══ MATERIAL FOR THIS TASK ══

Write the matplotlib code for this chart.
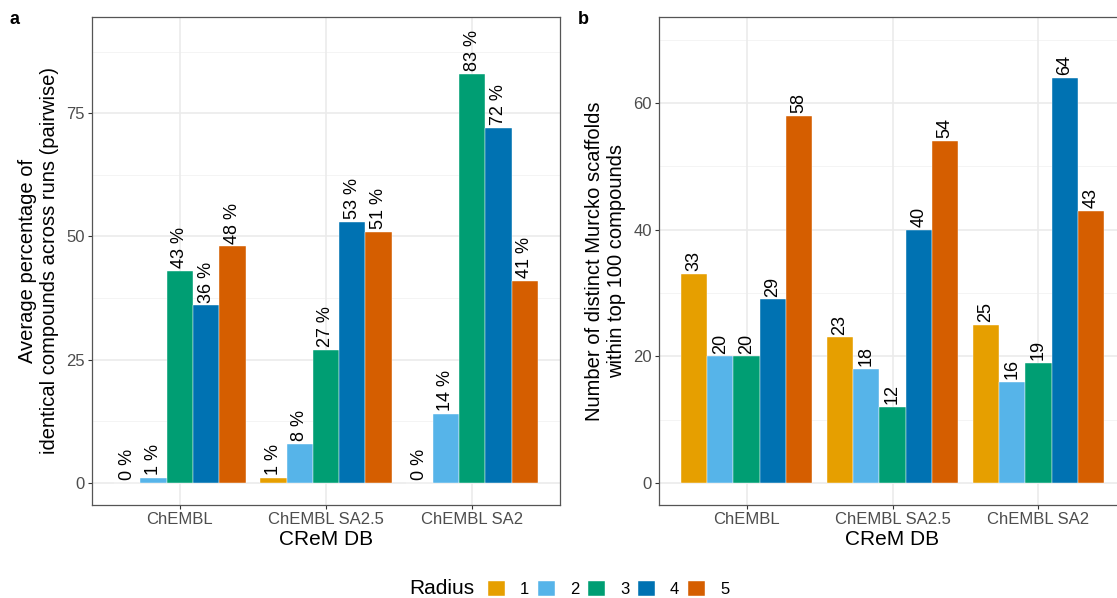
import matplotlib
matplotlib.use("Agg")
import matplotlib.pyplot as plt
from matplotlib.patches import Patch
import numpy as np

plt.rcParams['font.family'] = ['Liberation Sans', 'DejaVu Sans']

databases = ['ChEMBL', 'ChEMBL SA2.5', 'ChEMBL SA2']
radii = ['1', '2', '3', '4', '5']
colors = ['#E69F00', '#56B4E9', '#009E73', '#0072B2', '#D55E00']

# panel a: average % identical compounds, rows = radius, cols = database
pct_identical = [
    [0, 1, 0],
    [1, 8, 14],
    [43, 27, 83],
    [36, 53, 72],
    [48, 51, 41],
]

# panel b: number of distinct Murcko scaffolds in top 100
n_scaffolds = [
    [33, 23, 25],
    [20, 18, 16],
    [20, 12, 19],
    [29, 40, 64],
    [58, 54, 43],
]

W, H = 1117, 598
fig = plt.figure(figsize=(W / 100, H / 100), dpi=100)

ax_a = fig.add_axes([92 / W, (H - 505) / H, 468 / W, 488 / H])
ax_b = fig.add_axes([659 / W, (H - 505) / H, 467 / W, 488 / H])

bar_w = 0.18
x = np.arange(1, len(databases) + 1)


def draw_panel(ax, values, suffix, ylim, major, minor, ylabel):
    ax.set_facecolor('white')
    for v in minor:
        ax.axhline(v, color='#F2F2F2', lw=0.6, zorder=0)
    for v in major:
        ax.axhline(v, color='#EBEBEB', lw=1.2, zorder=0)
    for xi in x:
        ax.axvline(xi, color='#EBEBEB', lw=1.2, zorder=0)
    for i, vals in enumerate(values):
        xs = x + (i - 2) * bar_w
        ax.bar(xs, vals, width=bar_w, color=colors[i], edgecolor='white',
               linewidth=0.3, zorder=2)
        for xx, v in zip(xs, vals):
            ax.text(xx, v + ylim[1] * 0.006, f'{v}{suffix}', rotation=90,
                    ha='center', va='bottom', fontsize=13, color='black',
                    zorder=3)
    ax.set_xlim(0.4, 3.6)
    ax.set_ylim(*ylim)
    ax.set_xticks(x)
    ax.set_xticklabels(databases)
    ax.set_yticks(major)
    ax.tick_params(axis='both', length=3, width=0.8, color='#333333',
                   labelcolor='#4D4D4D', labelsize=12, pad=2)
    for s in ax.spines.values():
        s.set_color('#555555')
        s.set_linewidth(0.9)
    ax.set_xlabel('CReM DB', fontsize=15, labelpad=2)
    ax.set_ylabel(ylabel, fontsize=14.5, labelpad=5)


draw_panel(ax_a, pct_identical, ' %', (-4.46, 94.5), [0, 25, 50, 75],
           [12.5, 37.5, 62.5, 87.5],
           'Average percentage of\nidentical compounds across runs (pairwise)')
draw_panel(ax_b, n_scaffolds, '', (-3.47, 73.6), [0, 20, 40, 60],
           [10, 30, 50, 70],
           'Number of distinct Murcko scaffolds\nwithin top 100 compounds')

fig.text(10 / W, 1 - 24 / H, 'a', fontsize=13, fontweight='bold')
fig.text(578 / W, 1 - 24 / H, 'b', fontsize=13, fontweight='bold')

# legend along the bottom
fig.text(442 / W, 1 - 589 / H, 'Radius', fontsize=15, ha='center', va='center')
handles = [Patch(facecolor=c, edgecolor='white', linewidth=0.3) for c in colors]
fig.legend(handles, radii, loc='center left', bbox_to_anchor=(488 / W, 1 - 589 / H),
           ncol=5, frameon=False, fontsize=12, handlelength=1.0, handleheight=1.0,
           handletextpad=0.9, columnspacing=0.55, borderpad=0, borderaxespad=0)

fig.savefig('out.png', dpi=100)
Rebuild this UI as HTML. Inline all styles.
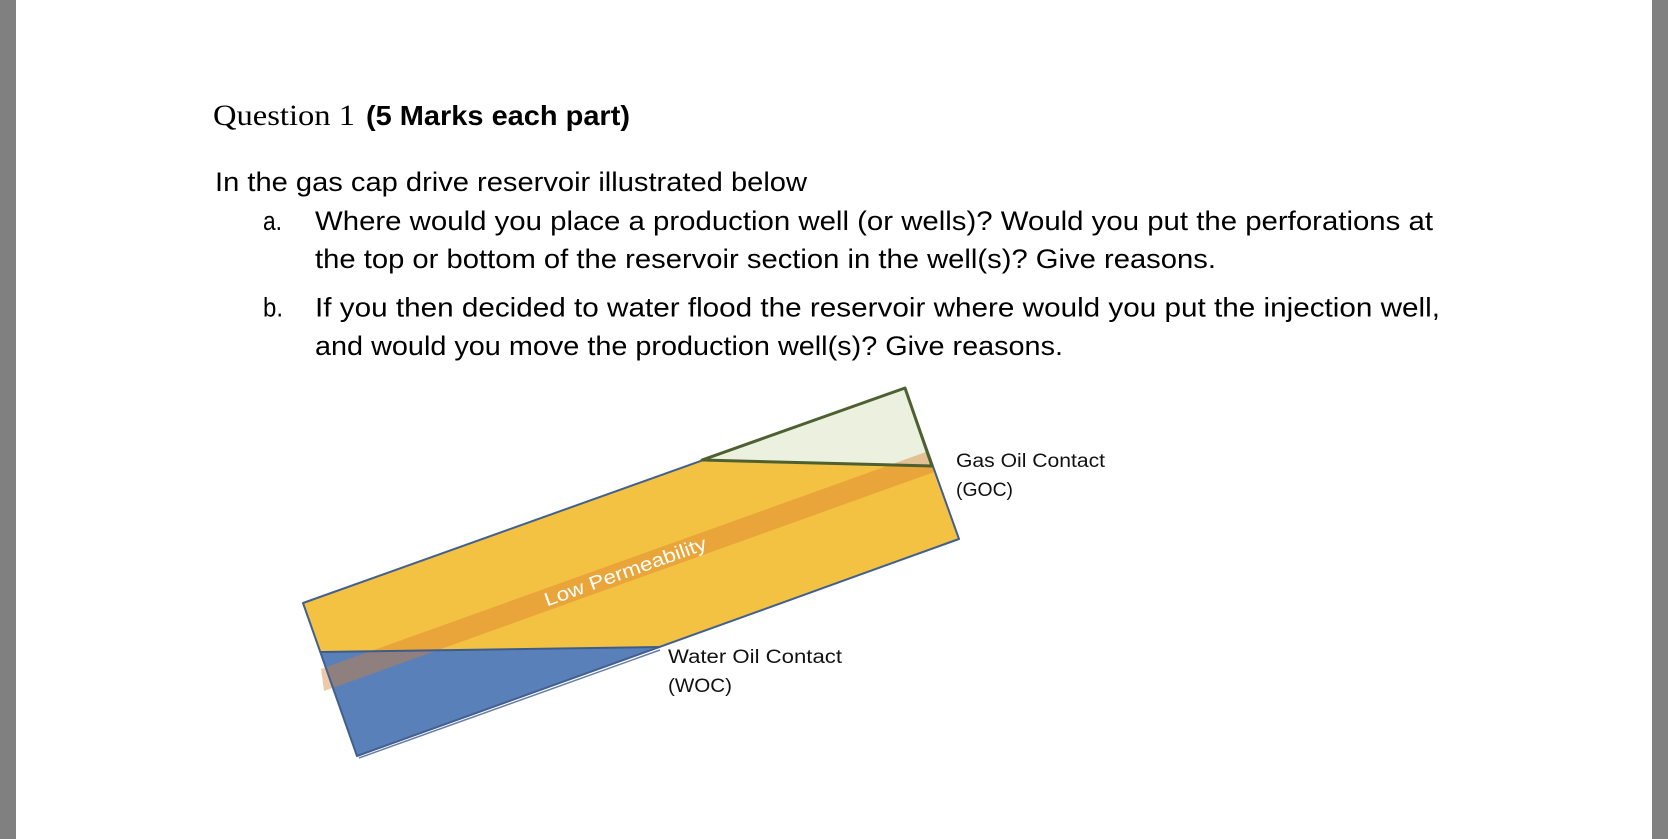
<!DOCTYPE html>
<html>
<head>
<meta charset="utf-8">
<style>
  html, body { margin: 0; padding: 0; background: #ffffff; }
  body { width: 1668px; height: 839px; overflow: hidden; }
  svg { display: block; }
</style>
</head>
<body>
<svg width="1668" height="839" viewBox="0 0 1668 839" xmlns="http://www.w3.org/2000/svg">
  <!-- page background -->
  <rect x="0" y="0" width="1668" height="839" fill="#ffffff"/>
  <rect x="0" y="0" width="16" height="839" fill="#808080"/>
  <rect x="1652" y="0" width="16" height="839" fill="#808080"/>

  <!-- Title -->
  <text x="213" y="125" font-family="'Liberation Serif', serif" font-size="30" fill="#000" textLength="142" lengthAdjust="spacingAndGlyphs">Question 1</text>
  <text x="366" y="125" font-family="'Liberation Sans', sans-serif" font-weight="bold" font-size="27.5" fill="#000" textLength="264" lengthAdjust="spacingAndGlyphs">(5 Marks each part)</text>

  <!-- Body text -->
  <g font-family="'Liberation Sans', sans-serif" font-size="26.5" fill="#000">
    <text x="215" y="191" textLength="592" lengthAdjust="spacingAndGlyphs">In the gas cap drive reservoir illustrated below</text>
    <text x="263" y="230" textLength="19" lengthAdjust="spacingAndGlyphs">a.</text>
    <text x="315" y="230" textLength="1118" lengthAdjust="spacingAndGlyphs">Where would you place a production well (or wells)? Would you put the perforations at</text>
    <text x="315" y="268" textLength="901" lengthAdjust="spacingAndGlyphs">the top or bottom of the reservoir section in the well(s)? Give reasons.</text>
    <text x="263" y="316.5" textLength="20" lengthAdjust="spacingAndGlyphs">b.</text>
    <text x="315" y="316.5" textLength="1125" lengthAdjust="spacingAndGlyphs">If you then decided to water flood the reservoir where would you put the injection well,</text>
    <text x="315" y="355" textLength="748" lengthAdjust="spacingAndGlyphs">and would you move the production well(s)? Give reasons.</text>
  </g>

  <!-- Reservoir diagram -->
  <polygon points="303,603 905,388 959,539 357,756" fill="#F4C242"/>
  <polygon points="321,652 660,647 357,756" fill="#5A80BA"/>
  <polygon points="702,460 905,388 932,466" fill="#EBF1DE"/>

  <!-- low permeability band (semi-transparent) -->
  <polygon points="321,669 928,451.3 935.5,471.6 324,691" fill="#D87E2E" fill-opacity="0.42"/>

  <!-- outlines -->
  <polygon points="303,603 905,388 959,539 357,756" fill="none" stroke="#41608F" stroke-width="2" stroke-linejoin="round"/>
  <line x1="359" y1="758" x2="660" y2="650" stroke="#41608F" stroke-width="1.5" opacity="0.8"/>
  <line x1="321" y1="652" x2="660" y2="647" stroke="#3E5C8A" stroke-width="2"/>
  <polygon points="702,460 905,388 932,466" fill="none" stroke="#4F6030" stroke-width="3" stroke-linejoin="round"/>

  <!-- Low Permeability label -->
  <text x="547" y="606.5" transform="rotate(-19.73 547 606.5)" font-family="'Liberation Sans', sans-serif" font-size="19" fill="#ffffff" textLength="171" lengthAdjust="spacingAndGlyphs">Low Permeability</text>

  <!-- Contact labels -->
  <g font-family="'Liberation Sans', sans-serif" font-size="19" fill="#111">
    <text x="956" y="467" textLength="149" lengthAdjust="spacingAndGlyphs">Gas Oil Contact</text>
    <text x="956" y="496" textLength="57" lengthAdjust="spacingAndGlyphs">(GOC)</text>
    <text x="668" y="663" textLength="174" lengthAdjust="spacingAndGlyphs">Water Oil Contact</text>
    <text x="668" y="692" textLength="64" lengthAdjust="spacingAndGlyphs">(WOC)</text>
  </g>
</svg>
</body>
</html>
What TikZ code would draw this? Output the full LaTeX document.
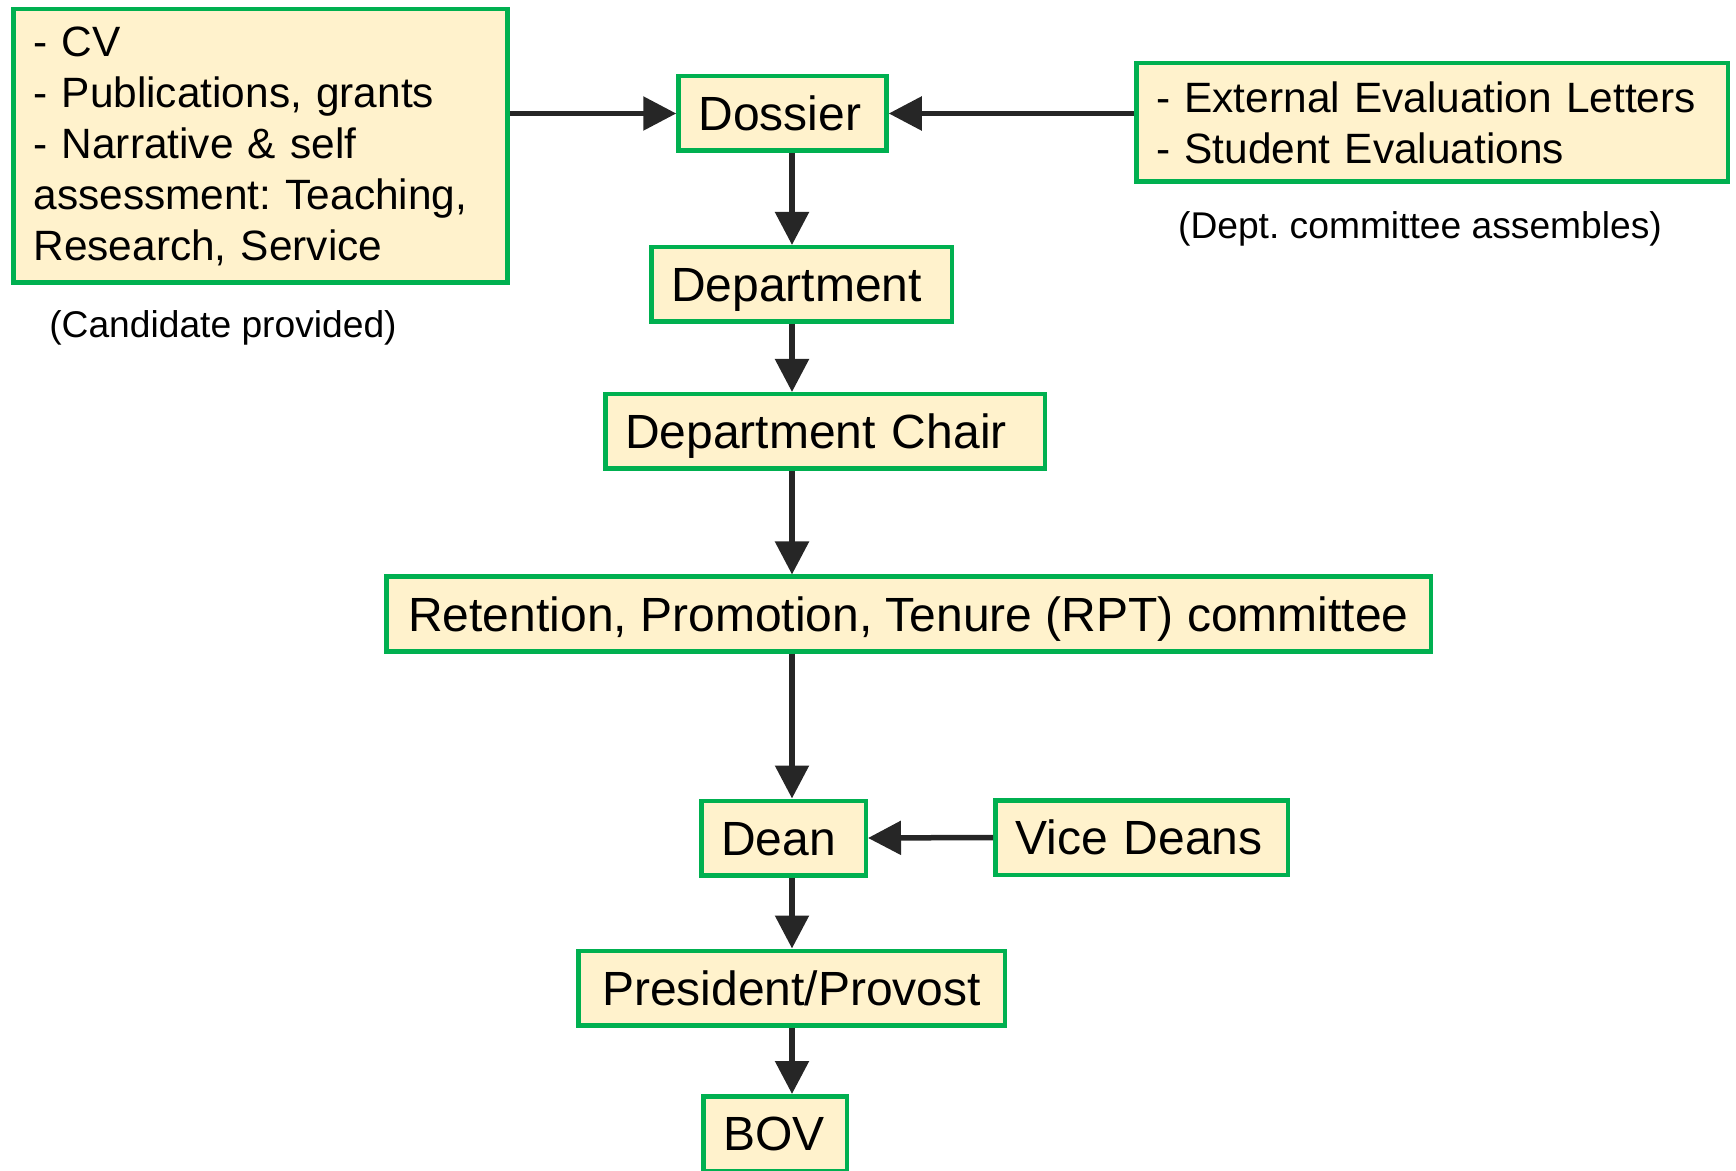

═══

Everything from the first line of the records through the line containing "colors = ['#E69F00', '#56B4E9', '#009E73', '#0072B2', '#D55E00']" should be reproduced exactly, apart from the pictures.

Write the matplotlib code for this chart.
import matplotlib
matplotlib.use("Agg")
import matplotlib.pyplot as plt
from matplotlib.patches import Patch
import numpy as np

plt.rcParams['font.family'] = ['Liberation Sans', 'DejaVu Sans']

databases = ['ChEMBL', 'ChEMBL SA2.5', 'ChEMBL SA2']
radii = ['1', '2', '3', '4', '5']
colors = ['#E69F00', '#56B4E9', '#009E73', '#0072B2', '#D55E00']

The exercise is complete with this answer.